Don’t have growth targets
Targets are often set to manage board expectations who are accountable to shareholders — it’s a game of passing on accountability. The alternative is to build bottom-up: teams closest to customers identify growth opportunities and set the path for their execution. We then invest in those areas — that’s our growth strategy. For example, in Malaysia we have a team working on a Wise debit card. I could set what we should focus on but they’re on the ground and probably know where the biggest opportunity lies. The team identifies this, works on it and can ask for more resources because they’re more likely to be right than me.
Leadership needs to keep everyone in the loop
Decisions made by the team need to be communicated simply and in line with company strategy to the CEO and board. The person who leads this doesn't need to be a VP of growth. It could be a VP of product, a CMO… someone to stand up to the pressures from shareholders on short-term results — to articulate sacrificing valuation in the short-term, for real problem solving that will lead to long-term shareholder value.
At Wise, we do this by looking at our forecasts so we can know how we're trending over time and if we’re in line with what was predicted. It helps us to see if we're in line with company growth and works better than picking an arbitrary number to try and hit. We also look at our growth curve, specifically at fighting the S curve where at one point growth stagnates: when you launch a product, the uptake is steep from 0 to having customers. When those customers tell everyone about you, the curve shoots up and everyone that can possibly use it is using it. Then only a few new customers join every month and the curve slows and mellows out. So your job is to keep the curve going up.
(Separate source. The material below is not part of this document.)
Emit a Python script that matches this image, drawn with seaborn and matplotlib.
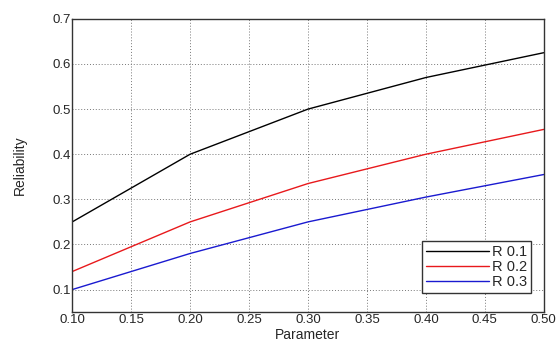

Your product can’t just be a small marginal benefit for someone to switch to — there has to be nowhere better to go. If we drop the price or embed Wise into their bank, it may be worth them using it. These are the types of things that I spend my time on that keep us growing.
In the early days, you should only be goal planning for the week ahead
Build a culture where everyone is responsible for growth
At Wise, we work in squads where each team has the skills (designers, developers, marketers, etc), budgets and insight they need to make things happen. This enables our bottom-up innovation culture. As a founder, to lead this type of culture and keep people onside you have to avoid two pitfalls — greed, where the founder takes too much out of the company or checks out mentally once personally satisfied; and fear, where the founder micromanages decisions, especially financial ones.
Timelines should vary by company stage
In the early days, you should only be goal planning for the week ahead. Then, start setting goals once every two weeks. Keep tweaking. When I joined Wise full-time at year two, we were looking one month ahead. Now, 10 years in, there are definitely some investments that fall into the multi-year category and many teams focus on quarterly progress, but a lot of my time is still in moving stuff immediately.